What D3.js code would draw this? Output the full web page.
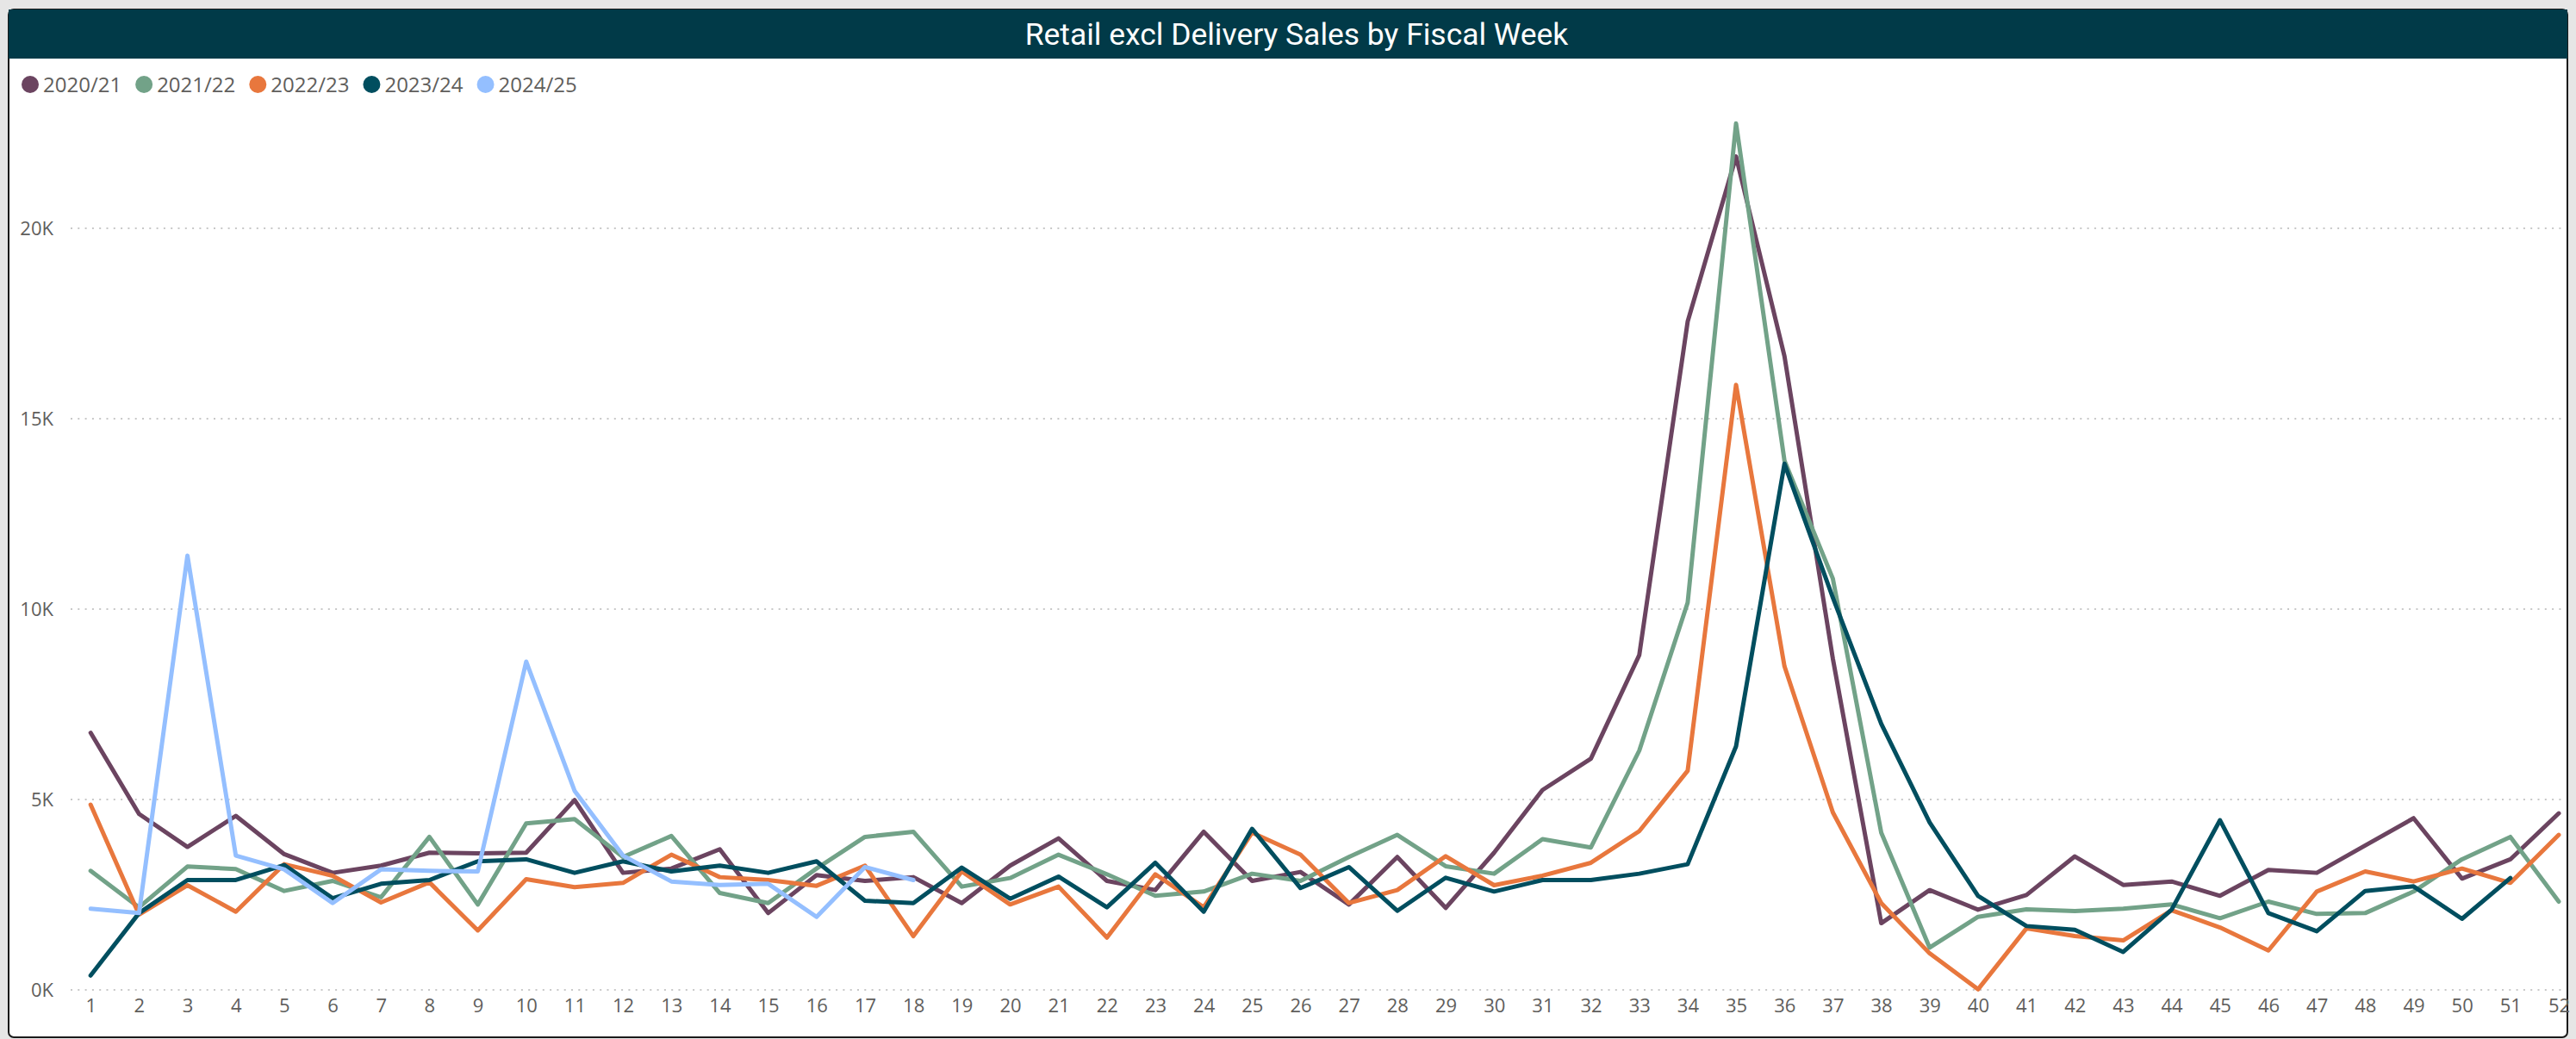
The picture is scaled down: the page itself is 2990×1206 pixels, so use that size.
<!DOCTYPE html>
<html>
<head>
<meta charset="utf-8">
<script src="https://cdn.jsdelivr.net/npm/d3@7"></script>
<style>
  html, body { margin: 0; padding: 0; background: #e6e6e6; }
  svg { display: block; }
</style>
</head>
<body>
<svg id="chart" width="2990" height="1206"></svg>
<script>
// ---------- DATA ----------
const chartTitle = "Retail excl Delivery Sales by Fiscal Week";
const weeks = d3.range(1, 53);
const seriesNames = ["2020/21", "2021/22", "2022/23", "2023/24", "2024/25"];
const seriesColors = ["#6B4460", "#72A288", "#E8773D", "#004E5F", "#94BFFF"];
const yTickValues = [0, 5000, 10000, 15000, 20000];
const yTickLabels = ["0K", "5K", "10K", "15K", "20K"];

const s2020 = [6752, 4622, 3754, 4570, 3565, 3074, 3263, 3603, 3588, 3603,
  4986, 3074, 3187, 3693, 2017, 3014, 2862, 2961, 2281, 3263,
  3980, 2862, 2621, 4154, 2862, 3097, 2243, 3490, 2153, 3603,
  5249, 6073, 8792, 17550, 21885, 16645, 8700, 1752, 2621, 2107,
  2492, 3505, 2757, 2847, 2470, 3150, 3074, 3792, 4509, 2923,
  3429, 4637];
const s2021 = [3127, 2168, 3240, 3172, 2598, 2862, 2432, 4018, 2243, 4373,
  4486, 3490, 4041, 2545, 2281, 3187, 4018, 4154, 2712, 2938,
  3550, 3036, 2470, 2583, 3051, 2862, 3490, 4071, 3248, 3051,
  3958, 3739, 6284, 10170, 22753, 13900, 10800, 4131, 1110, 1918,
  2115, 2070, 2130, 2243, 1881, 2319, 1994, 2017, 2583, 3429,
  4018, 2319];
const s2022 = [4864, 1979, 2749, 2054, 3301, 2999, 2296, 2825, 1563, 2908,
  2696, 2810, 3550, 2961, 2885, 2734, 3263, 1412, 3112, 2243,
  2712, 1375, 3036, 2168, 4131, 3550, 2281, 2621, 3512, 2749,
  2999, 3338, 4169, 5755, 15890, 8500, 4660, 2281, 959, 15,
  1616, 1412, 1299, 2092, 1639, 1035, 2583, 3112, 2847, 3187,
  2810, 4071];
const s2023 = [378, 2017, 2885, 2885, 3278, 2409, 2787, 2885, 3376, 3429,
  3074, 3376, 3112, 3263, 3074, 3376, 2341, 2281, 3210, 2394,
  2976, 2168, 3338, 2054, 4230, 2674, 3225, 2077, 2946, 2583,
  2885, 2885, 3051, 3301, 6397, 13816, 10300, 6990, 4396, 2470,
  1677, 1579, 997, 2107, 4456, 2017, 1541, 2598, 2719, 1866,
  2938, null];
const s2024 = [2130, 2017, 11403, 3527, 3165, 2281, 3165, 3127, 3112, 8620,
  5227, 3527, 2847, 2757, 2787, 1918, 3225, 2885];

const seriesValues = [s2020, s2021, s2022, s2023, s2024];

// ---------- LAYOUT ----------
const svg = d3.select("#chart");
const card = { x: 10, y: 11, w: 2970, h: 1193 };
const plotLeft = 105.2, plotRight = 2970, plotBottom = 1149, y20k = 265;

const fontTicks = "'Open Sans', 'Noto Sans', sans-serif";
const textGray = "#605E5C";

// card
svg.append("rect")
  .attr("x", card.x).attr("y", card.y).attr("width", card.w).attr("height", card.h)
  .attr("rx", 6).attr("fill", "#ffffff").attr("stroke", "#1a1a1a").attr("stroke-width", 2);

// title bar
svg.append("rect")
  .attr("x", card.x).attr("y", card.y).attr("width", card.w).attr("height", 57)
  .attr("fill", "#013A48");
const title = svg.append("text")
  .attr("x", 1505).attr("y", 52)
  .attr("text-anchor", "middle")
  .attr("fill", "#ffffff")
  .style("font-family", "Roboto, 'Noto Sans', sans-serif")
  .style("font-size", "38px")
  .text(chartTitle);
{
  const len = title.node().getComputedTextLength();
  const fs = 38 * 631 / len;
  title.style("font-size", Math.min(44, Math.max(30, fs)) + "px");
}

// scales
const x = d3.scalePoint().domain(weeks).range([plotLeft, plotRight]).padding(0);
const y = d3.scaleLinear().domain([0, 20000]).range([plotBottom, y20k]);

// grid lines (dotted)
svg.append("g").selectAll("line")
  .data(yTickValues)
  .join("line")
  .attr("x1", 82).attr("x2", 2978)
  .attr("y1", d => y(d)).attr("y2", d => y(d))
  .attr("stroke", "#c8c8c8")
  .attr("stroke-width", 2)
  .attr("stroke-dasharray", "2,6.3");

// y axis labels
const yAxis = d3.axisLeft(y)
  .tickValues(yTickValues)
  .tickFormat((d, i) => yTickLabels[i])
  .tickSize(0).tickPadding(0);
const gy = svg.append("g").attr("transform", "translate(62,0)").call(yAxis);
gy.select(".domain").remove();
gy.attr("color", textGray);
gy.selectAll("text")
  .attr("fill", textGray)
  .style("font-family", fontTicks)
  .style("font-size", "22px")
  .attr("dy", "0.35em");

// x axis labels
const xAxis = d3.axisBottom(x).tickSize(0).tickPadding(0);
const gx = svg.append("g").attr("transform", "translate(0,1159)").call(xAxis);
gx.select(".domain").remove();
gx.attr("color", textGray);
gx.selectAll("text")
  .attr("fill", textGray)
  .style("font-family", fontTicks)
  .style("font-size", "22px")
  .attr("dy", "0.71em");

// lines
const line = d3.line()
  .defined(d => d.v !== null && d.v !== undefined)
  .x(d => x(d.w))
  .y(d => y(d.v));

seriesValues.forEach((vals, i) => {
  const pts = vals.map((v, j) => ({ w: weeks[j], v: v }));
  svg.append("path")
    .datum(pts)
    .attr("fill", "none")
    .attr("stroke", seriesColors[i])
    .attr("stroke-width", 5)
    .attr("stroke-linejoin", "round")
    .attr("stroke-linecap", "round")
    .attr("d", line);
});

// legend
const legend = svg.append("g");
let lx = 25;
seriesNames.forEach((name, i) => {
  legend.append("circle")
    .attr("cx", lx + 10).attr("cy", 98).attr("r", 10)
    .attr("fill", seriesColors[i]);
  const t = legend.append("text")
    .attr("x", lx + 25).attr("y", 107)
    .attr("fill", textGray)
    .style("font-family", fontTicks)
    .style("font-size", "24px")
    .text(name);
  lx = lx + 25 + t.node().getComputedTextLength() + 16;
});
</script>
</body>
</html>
------
■ GOAL ■
Omit the pictures, and quote the material above exactly as given.

■ FINISHED EXERCISE ■
What D3.js code would draw this? Output the full web page.
The picture is scaled down: the page itself is 2990×1206 pixels, so use that size.
<!DOCTYPE html>
<html>
<head>
<meta charset="utf-8">
<script src="https://cdn.jsdelivr.net/npm/d3@7"></script>
<style>
  html, body { margin: 0; padding: 0; background: #e6e6e6; }
  svg { display: block; }
</style>
</head>
<body>
<svg id="chart" width="2990" height="1206"></svg>
<script>
// ---------- DATA ----------
const chartTitle = "Retail excl Delivery Sales by Fiscal Week";
const weeks = d3.range(1, 53);
const seriesNames = ["2020/21", "2021/22", "2022/23", "2023/24", "2024/25"];
const seriesColors = ["#6B4460", "#72A288", "#E8773D", "#004E5F", "#94BFFF"];
const yTickValues = [0, 5000, 10000, 15000, 20000];
const yTickLabels = ["0K", "5K", "10K", "15K", "20K"];

const s2020 = [6752, 4622, 3754, 4570, 3565, 3074, 3263, 3603, 3588, 3603,
  4986, 3074, 3187, 3693, 2017, 3014, 2862, 2961, 2281, 3263,
  3980, 2862, 2621, 4154, 2862, 3097, 2243, 3490, 2153, 3603,
  5249, 6073, 8792, 17550, 21885, 16645, 8700, 1752, 2621, 2107,
  2492, 3505, 2757, 2847, 2470, 3150, 3074, 3792, 4509, 2923,
  3429, 4637];
const s2021 = [3127, 2168, 3240, 3172, 2598, 2862, 2432, 4018, 2243, 4373,
  4486, 3490, 4041, 2545, 2281, 3187, 4018, 4154, 2712, 2938,
  3550, 3036, 2470, 2583, 3051, 2862, 3490, 4071, 3248, 3051,
  3958, 3739, 6284, 10170, 22753, 13900, 10800, 4131, 1110, 1918,
  2115, 2070, 2130, 2243, 1881, 2319, 1994, 2017, 2583, 3429,
  4018, 2319];
const s2022 = [4864, 1979, 2749, 2054, 3301, 2999, 2296, 2825, 1563, 2908,
  2696, 2810, 3550, 2961, 2885, 2734, 3263, 1412, 3112, 2243,
  2712, 1375, 3036, 2168, 4131, 3550, 2281, 2621, 3512, 2749,
  2999, 3338, 4169, 5755, 15890, 8500, 4660, 2281, 959, 15,
  1616, 1412, 1299, 2092, 1639, 1035, 2583, 3112, 2847, 3187,
  2810, 4071];
const s2023 = [378, 2017, 2885, 2885, 3278, 2409, 2787, 2885, 3376, 3429,
  3074, 3376, 3112, 3263, 3074, 3376, 2341, 2281, 3210, 2394,
  2976, 2168, 3338, 2054, 4230, 2674, 3225, 2077, 2946, 2583,
  2885, 2885, 3051, 3301, 6397, 13816, 10300, 6990, 4396, 2470,
  1677, 1579, 997, 2107, 4456, 2017, 1541, 2598, 2719, 1866,
  2938, null];
const s2024 = [2130, 2017, 11403, 3527, 3165, 2281, 3165, 3127, 3112, 8620,
  5227, 3527, 2847, 2757, 2787, 1918, 3225, 2885];

const seriesValues = [s2020, s2021, s2022, s2023, s2024];

// ---------- LAYOUT ----------
const svg = d3.select("#chart");
const card = { x: 10, y: 11, w: 2970, h: 1193 };
const plotLeft = 105.2, plotRight = 2970, plotBottom = 1149, y20k = 265;

const fontTicks = "'Open Sans', 'Noto Sans', sans-serif";
const textGray = "#605E5C";

// card
svg.append("rect")
  .attr("x", card.x).attr("y", card.y).attr("width", card.w).attr("height", card.h)
  .attr("rx", 6).attr("fill", "#ffffff").attr("stroke", "#1a1a1a").attr("stroke-width", 2);

// title bar
svg.append("rect")
  .attr("x", card.x).attr("y", card.y).attr("width", card.w).attr("height", 57)
  .attr("fill", "#013A48");
const title = svg.append("text")
  .attr("x", 1505).attr("y", 52)
  .attr("text-anchor", "middle")
  .attr("fill", "#ffffff")
  .style("font-family", "Roboto, 'Noto Sans', sans-serif")
  .style("font-size", "38px")
  .text(chartTitle);
{
  const len = title.node().getComputedTextLength();
  const fs = 38 * 631 / len;
  title.style("font-size", Math.min(44, Math.max(30, fs)) + "px");
}

// scales
const x = d3.scalePoint().domain(weeks).range([plotLeft, plotRight]).padding(0);
const y = d3.scaleLinear().domain([0, 20000]).range([plotBottom, y20k]);

// grid lines (dotted)
svg.append("g").selectAll("line")
  .data(yTickValues)
  .join("line")
  .attr("x1", 82).attr("x2", 2978)
  .attr("y1", d => y(d)).attr("y2", d => y(d))
  .attr("stroke", "#c8c8c8")
  .attr("stroke-width", 2)
  .attr("stroke-dasharray", "2,6.3");

// y axis labels
const yAxis = d3.axisLeft(y)
  .tickValues(yTickValues)
  .tickFormat((d, i) => yTickLabels[i])
  .tickSize(0).tickPadding(0);
const gy = svg.append("g").attr("transform", "translate(62,0)").call(yAxis);
gy.select(".domain").remove();
gy.attr("color", textGray);
gy.selectAll("text")
  .attr("fill", textGray)
  .style("font-family", fontTicks)
  .style("font-size", "22px")
  .attr("dy", "0.35em");

// x axis labels
const xAxis = d3.axisBottom(x).tickSize(0).tickPadding(0);
const gx = svg.append("g").attr("transform", "translate(0,1159)").call(xAxis);
gx.select(".domain").remove();
gx.attr("color", textGray);
gx.selectAll("text")
  .attr("fill", textGray)
  .style("font-family", fontTicks)
  .style("font-size", "22px")
  .attr("dy", "0.71em");

// lines
const line = d3.line()
  .defined(d => d.v !== null && d.v !== undefined)
  .x(d => x(d.w))
  .y(d => y(d.v));

seriesValues.forEach((vals, i) => {
  const pts = vals.map((v, j) => ({ w: weeks[j], v: v }));
  svg.append("path")
    .datum(pts)
    .attr("fill", "none")
    .attr("stroke", seriesColors[i])
    .attr("stroke-width", 5)
    .attr("stroke-linejoin", "round")
    .attr("stroke-linecap", "round")
    .attr("d", line);
});

// legend
const legend = svg.append("g");
let lx = 25;
seriesNames.forEach((name, i) => {
  legend.append("circle")
    .attr("cx", lx + 10).attr("cy", 98).attr("r", 10)
    .attr("fill", seriesColors[i]);
  const t = legend.append("text")
    .attr("x", lx + 25).attr("y", 107)
    .attr("fill", textGray)
    .style("font-family", fontTicks)
    .style("font-size", "24px")
    .text(name);
  lx = lx + 25 + t.node().getComputedTextLength() + 16;
});
</script>
</body>
</html>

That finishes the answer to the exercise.